# Modifier 50, X-rays, and Medicare



## dballard2004

A basic coding question here....can anyone point to specific guidance from Medicare regarding modifier 50 and bilateral x-rays?  Does Medicare accept modifier 50 for bilateral x-rays or do we need to report modifiers LT and RT instead?  Where in the Medicare regs can I find this info, please?  Thanks


----------



## RebeccaWoodward*

As indicated in §20.6.2, modifier -50, while it may be used with diagnostic and * radiology* procedures as well as with surgical procedures, should be used to report bilateral procedures that are performed at the same operative session as a single line item. Modifiers RT and LT are not used when modifier -50 applies. A bilateral procedure is reported on one line using modifier -50. Modifier -50 applies to any bilateral procedure performed on both sides at the same session.

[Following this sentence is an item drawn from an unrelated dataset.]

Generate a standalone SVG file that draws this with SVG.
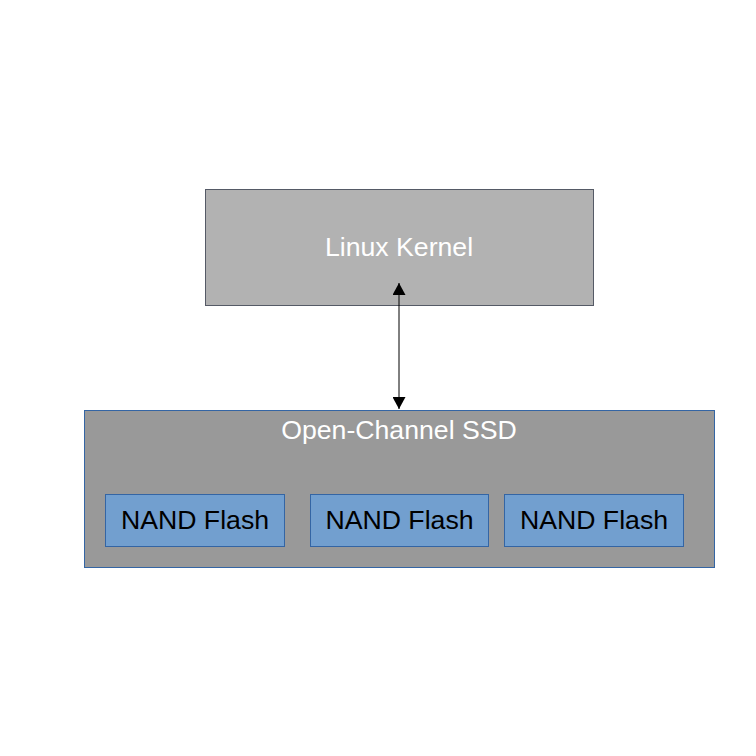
<svg xmlns="http://www.w3.org/2000/svg" width="756" height="756" viewBox="0 0 756 756">
<defs>
<style>
text{font-family:"Liberation Sans",Arial,sans-serif;font-size:26.67px;text-anchor:middle}
.light{fill:#ffffff}
.dark{fill:#000000}
.nand{fill:#729fcf;stroke:#3465a4;stroke-width:1}
</style>
<marker id="ah" viewBox="0 0 12 13" refX="12" refY="6.5" markerWidth="12" markerHeight="13" markerUnits="userSpaceOnUse" orient="auto-start-reverse">
<path d="M0,0 L12,6.5 L0,13 Z" fill="#000"/>
</marker>
</defs>
<rect width="756" height="756" fill="#ffffff"/>
<g id="kernel">
<rect x="205.5" y="189.5" width="388" height="116" fill="#b2b2b2" stroke="#555a66" stroke-width="1"/>
<text class="light" x="399" y="256">Linux Kernel</text>
</g>
<g id="ssd">
<rect x="84.5" y="410.5" width="630" height="157" fill="#999999" stroke="#3465a4" stroke-width="1"/>
<text class="light" x="399" y="439">Open-Channel SSD</text>
</g>
<g id="nand1">
<rect class="nand" x="105.5" y="494.5" width="179" height="52"/>
<text class="dark" x="195" y="529">NAND Flash</text>
</g>
<g id="nand2">
<rect class="nand" x="310.5" y="494.5" width="178" height="52"/>
<text class="dark" x="399.5" y="529">NAND Flash</text>
</g>
<g id="nand3">
<rect class="nand" x="504.5" y="494.5" width="179" height="52"/>
<text class="dark" x="594" y="529">NAND Flash</text>
</g>
<g id="connectors">
<line x1="399" y1="283" x2="399" y2="409" stroke="#000" stroke-width="1" marker-start="url(#ah)" marker-end="url(#ah)"/>
</g>
</svg>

Modifier -50 (bilateral) applies to diagnostic, radiological, and surgical procedures

http://www.cms.gov/Transmittals/downloads/R442CP.pdf

Also...
Services in this category are generally radiology procedures or other diagnostic tests which are not subject to the special payment rules for other bilateral procedures. (Pages 220-221)

http://www.cms.gov/manuals/downloads/clm104c23.pdf


----------



## dballard2004

Very helpful.  Thanks so much!


----------